Si algo mostró el “No Kings” del 18 de octubre fue que la sociedad civil estadounidense está dispuesta a poner el cuerpo y la imaginación política para frenar lo que percibe como un avance autoritario. La respuesta desde las esferas del poder, sin embargo, plantea una pregunta más inquietante: ¿hasta qué punto la energía performativa del poder irá acompañada de medidas concretas —y potencialmente lesivas— que traspasen fronteras? México tendrá que responder con la misma contundencia que sus aliados democráticos: con vigilancia, con diálogo y con estrategias que protejan a la ciudadanía, la economía y la autonomía de su acción exterior.

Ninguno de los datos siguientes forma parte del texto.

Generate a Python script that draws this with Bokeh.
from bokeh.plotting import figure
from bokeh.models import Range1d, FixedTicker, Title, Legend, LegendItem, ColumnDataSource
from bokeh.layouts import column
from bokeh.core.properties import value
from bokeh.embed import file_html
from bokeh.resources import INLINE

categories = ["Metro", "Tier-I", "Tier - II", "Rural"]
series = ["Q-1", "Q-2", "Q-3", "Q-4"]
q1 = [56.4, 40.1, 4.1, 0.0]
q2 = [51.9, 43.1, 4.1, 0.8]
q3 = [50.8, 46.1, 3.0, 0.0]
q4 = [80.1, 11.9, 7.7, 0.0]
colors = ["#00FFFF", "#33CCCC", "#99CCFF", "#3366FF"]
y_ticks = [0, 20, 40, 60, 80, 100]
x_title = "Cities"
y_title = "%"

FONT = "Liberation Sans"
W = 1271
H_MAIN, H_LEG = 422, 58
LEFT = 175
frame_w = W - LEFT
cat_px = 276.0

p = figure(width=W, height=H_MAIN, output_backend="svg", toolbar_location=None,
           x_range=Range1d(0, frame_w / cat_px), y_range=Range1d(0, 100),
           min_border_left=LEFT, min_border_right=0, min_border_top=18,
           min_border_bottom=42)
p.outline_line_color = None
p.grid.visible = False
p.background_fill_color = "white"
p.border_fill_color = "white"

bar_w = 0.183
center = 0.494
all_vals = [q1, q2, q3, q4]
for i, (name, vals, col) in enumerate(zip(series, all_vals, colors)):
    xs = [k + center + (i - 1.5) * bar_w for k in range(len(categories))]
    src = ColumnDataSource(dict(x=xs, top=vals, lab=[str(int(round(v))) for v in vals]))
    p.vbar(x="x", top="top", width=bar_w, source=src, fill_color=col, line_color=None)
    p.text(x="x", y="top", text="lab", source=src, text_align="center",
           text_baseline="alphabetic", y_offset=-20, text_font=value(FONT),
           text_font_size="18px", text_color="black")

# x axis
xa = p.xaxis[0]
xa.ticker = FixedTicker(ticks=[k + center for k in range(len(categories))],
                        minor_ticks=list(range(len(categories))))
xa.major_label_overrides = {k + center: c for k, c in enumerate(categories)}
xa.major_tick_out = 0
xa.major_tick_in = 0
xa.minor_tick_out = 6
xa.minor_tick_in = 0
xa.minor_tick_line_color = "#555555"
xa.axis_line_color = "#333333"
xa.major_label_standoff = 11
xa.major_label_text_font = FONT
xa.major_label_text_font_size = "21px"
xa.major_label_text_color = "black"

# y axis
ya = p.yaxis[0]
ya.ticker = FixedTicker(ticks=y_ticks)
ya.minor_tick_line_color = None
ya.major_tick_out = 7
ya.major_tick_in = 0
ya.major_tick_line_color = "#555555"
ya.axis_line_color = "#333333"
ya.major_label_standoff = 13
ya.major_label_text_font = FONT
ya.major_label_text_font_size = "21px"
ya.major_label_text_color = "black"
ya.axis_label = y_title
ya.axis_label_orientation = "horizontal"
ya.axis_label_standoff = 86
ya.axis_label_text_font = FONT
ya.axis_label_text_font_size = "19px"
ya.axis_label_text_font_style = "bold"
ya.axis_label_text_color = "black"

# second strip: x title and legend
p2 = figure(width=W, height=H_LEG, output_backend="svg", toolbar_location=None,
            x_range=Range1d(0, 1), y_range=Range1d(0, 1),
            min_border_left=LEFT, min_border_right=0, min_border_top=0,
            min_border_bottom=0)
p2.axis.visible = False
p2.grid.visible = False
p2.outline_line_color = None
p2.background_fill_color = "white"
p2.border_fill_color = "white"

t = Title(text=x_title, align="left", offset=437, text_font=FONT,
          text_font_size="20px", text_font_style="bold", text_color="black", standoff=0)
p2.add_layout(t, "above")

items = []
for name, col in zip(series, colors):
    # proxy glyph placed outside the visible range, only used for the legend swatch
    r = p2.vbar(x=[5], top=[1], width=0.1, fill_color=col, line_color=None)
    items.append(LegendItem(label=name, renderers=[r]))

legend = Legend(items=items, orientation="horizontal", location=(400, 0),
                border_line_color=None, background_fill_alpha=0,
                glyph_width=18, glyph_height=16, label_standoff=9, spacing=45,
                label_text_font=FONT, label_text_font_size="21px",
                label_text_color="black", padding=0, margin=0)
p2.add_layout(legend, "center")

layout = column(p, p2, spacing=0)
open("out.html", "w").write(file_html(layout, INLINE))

En México la “recreación” del régimen hegemónico al estilo del viejo PRI, aquel de la dictadura perfecta persiste en el aire, no ha habido en 30 años un gobierno más poderoso y cohercitivo política y legalmente que el de la propia Sheinbaum, por más que nos receten una dosis de narrativa libertaria y de representatividad avalada por el mentado pueblo, hoy la tentación del autoritarismo, el control de los 3 poderes y el uso de las fuerzas armadas no da muy buenos augurios.